Studying podiatry was, he says, like learning a trade. He studied in Northampton, qualifying in 1999 with a BSc (Hons) in podiatry, and began work later that year as a podiatrist in the NHS. Over the next few years, the job enabled him to master important skills such as assessment, diagnosis and treatment of foot conditions. But at the back of his mind was the goal one day to become a surgeon, a goal he knew would require dedication and commitment.
“Surgery has always been my ultimate destination,” he says. “I knew it was going to be a really big challenge, and I didn’t want to take it on until I’d got a few other things out of my system, like travelling. I was able to do this while working as a podiatrist in the first part of my career. But after I’d done that I was looking for my next challenge and I knew I was ready to start pushing for that goal.”

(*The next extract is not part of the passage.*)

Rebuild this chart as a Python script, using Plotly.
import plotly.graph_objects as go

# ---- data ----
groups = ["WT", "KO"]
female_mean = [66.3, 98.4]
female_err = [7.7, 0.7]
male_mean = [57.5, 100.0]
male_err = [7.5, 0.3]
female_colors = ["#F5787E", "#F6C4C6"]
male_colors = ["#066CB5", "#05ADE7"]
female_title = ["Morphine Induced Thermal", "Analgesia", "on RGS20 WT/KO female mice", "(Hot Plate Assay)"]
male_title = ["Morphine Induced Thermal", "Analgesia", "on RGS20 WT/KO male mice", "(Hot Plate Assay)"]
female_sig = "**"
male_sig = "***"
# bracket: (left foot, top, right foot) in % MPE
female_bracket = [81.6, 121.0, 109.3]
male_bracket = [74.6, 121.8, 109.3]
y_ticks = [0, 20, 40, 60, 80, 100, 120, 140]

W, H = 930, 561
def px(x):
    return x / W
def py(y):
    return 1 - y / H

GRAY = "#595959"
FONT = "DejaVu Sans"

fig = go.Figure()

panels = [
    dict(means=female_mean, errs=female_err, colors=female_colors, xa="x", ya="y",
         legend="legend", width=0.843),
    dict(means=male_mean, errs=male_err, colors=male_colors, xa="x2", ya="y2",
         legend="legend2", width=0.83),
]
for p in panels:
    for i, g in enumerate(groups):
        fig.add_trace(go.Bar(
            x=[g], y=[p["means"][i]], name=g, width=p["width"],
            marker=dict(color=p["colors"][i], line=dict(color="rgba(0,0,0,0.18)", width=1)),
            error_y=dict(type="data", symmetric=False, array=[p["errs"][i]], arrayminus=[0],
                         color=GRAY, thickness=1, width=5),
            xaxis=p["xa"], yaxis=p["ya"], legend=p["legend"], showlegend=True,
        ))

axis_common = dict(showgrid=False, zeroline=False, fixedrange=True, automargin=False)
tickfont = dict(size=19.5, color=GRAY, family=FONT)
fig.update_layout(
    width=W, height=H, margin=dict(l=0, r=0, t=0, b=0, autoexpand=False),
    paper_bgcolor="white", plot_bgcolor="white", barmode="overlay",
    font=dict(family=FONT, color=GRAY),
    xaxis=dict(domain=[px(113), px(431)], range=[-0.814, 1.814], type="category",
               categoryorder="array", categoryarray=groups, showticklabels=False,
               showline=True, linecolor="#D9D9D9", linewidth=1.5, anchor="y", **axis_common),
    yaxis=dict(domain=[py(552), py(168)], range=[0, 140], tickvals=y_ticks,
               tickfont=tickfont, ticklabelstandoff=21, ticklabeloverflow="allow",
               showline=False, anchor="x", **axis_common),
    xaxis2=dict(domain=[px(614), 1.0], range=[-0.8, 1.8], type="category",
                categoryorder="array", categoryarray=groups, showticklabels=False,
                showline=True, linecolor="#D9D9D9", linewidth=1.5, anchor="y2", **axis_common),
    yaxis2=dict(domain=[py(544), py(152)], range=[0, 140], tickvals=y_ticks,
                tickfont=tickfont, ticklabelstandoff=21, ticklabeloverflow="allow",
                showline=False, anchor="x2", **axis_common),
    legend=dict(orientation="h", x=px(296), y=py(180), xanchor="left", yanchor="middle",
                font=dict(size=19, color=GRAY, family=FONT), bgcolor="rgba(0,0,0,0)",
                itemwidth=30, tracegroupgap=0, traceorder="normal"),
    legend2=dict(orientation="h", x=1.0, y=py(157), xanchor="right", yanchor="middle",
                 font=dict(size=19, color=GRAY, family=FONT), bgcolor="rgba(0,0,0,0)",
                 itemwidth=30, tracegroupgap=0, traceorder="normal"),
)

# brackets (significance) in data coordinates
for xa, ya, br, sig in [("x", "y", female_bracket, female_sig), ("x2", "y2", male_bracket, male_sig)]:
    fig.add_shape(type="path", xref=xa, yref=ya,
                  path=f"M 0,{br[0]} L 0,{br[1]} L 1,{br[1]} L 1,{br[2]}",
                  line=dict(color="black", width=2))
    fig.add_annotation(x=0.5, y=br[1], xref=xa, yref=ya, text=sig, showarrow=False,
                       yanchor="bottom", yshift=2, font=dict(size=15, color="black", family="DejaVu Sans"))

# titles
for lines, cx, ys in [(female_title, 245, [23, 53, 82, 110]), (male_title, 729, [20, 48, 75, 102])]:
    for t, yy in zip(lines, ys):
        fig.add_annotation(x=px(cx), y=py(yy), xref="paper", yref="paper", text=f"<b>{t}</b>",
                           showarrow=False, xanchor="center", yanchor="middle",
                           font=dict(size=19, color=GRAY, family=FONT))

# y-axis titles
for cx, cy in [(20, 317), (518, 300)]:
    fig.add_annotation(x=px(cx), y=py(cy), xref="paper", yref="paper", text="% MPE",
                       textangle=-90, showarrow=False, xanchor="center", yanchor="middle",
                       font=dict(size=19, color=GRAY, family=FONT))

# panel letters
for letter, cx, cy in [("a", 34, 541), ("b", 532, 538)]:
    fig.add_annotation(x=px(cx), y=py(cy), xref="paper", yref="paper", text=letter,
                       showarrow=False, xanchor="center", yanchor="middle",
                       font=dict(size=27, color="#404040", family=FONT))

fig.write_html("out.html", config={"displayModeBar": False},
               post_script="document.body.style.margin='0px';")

After seven years working as a podiatrist in the NHS in Staffordshire, he began studying for an MSc in Theory of Podiatric Surgery with Glasgow Caledonian University and Queen Margaret College Edinburgh – a distance learning course with just one week spent in Glasgow each term with lots of projects, assignments and exams. “I worked extremely hard on this course”, he recalls. “My employer kindly gave me study leave and also helped financially by providing some funding for my study”.

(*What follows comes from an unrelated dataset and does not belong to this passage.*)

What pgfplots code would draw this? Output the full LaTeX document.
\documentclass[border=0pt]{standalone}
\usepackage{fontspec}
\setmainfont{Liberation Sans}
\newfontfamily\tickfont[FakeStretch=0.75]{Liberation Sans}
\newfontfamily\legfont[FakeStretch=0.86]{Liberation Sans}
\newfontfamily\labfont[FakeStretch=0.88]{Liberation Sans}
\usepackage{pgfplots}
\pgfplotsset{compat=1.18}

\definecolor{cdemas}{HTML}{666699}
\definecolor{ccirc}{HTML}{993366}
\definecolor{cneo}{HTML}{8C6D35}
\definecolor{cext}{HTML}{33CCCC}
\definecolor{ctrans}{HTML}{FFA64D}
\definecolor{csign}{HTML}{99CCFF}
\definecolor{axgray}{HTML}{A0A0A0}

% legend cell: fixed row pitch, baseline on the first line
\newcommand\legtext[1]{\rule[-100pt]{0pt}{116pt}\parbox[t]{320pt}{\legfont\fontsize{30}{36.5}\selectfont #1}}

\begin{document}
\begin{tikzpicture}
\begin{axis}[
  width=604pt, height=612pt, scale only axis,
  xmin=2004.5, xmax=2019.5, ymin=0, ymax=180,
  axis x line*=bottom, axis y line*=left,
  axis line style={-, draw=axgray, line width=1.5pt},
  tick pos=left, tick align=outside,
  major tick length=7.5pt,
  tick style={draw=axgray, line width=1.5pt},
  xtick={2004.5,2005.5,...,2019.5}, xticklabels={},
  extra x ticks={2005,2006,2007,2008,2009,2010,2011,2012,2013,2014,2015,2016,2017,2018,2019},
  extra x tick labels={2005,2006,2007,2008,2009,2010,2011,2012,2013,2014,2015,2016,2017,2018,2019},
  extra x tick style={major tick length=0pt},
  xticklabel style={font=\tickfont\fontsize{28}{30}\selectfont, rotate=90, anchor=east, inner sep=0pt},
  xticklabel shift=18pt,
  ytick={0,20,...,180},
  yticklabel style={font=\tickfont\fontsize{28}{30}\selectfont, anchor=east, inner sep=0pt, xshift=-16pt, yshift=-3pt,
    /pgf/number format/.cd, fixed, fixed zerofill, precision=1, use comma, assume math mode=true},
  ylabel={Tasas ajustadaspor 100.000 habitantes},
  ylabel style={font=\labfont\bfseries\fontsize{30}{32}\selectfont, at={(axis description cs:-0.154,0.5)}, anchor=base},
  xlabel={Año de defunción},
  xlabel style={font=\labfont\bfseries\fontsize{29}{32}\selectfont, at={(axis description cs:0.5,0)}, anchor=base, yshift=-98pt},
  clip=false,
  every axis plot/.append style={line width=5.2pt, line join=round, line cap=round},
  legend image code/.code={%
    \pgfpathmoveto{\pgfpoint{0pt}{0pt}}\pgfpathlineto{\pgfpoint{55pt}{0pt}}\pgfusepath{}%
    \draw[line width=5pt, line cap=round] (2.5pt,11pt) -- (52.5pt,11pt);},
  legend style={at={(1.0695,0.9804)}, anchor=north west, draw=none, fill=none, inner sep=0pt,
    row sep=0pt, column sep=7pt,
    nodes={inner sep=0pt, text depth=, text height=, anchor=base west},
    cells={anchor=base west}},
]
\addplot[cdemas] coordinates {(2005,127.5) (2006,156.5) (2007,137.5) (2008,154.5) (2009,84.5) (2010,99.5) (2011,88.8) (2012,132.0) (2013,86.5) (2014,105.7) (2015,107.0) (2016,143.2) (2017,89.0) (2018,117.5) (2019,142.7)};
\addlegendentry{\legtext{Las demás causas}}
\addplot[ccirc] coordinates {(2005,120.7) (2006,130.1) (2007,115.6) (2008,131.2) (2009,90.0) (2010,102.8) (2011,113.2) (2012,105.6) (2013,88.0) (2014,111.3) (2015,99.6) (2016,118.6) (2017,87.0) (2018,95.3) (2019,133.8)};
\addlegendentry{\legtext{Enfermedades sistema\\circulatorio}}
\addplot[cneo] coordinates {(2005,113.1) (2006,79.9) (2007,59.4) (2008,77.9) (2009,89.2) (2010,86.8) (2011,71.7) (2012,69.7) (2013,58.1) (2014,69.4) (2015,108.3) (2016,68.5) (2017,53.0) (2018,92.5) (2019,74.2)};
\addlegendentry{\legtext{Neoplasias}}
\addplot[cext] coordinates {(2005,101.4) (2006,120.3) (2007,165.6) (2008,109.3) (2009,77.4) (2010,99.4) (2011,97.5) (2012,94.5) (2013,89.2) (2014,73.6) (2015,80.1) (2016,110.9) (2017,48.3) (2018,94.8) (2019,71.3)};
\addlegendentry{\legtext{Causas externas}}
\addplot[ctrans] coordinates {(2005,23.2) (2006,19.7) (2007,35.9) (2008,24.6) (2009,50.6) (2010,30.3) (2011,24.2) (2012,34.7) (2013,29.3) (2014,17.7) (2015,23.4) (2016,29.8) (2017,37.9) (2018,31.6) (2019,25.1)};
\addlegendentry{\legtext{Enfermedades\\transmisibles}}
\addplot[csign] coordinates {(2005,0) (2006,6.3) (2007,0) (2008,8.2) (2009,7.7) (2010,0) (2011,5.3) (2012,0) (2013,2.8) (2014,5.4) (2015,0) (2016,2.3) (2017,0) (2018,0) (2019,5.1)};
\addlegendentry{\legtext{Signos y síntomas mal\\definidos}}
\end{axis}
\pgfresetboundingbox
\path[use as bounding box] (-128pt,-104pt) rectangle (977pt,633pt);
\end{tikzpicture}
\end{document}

Whilst completing the surgery course he moved to a new role in Derbyshire – what he describes as a foot in the door for a podiatric surgery department. Sure enough, when he finished his Masters a job came available in a trainee post in podiatric surgery. A lot of the learning here was done under the supervision of consultant surgeons. He learned about anaesthetic techniques and surgical skills. He also got more deeply involved in treatment of people with diabetic foot disease – an increasingly important area as the number of people with diabetes in the population grows.
Rob become a consultant podiatric surgeon last year, a role he is relishing. “The podiatric surgeon is in a unique position as we fill the niche of managing elective cases but we can also be the linchpin for supporting people with diabetic foot disease,” he says.
Rob’s career has been marked by constant training and lots of hard work, and he has always been prepared to keep pushing himself to the next level. Looking back, he sees that his A levels provided a big lesson for him about himself, and how he learns. “My results weren’t as good as I’d hoped, and made me realise that I’m not the sort of person who can just turn up for an exam and pass. I’ve had to really dedicate myself and commit to a goal, but podiatry has provided the opportunity to do that.”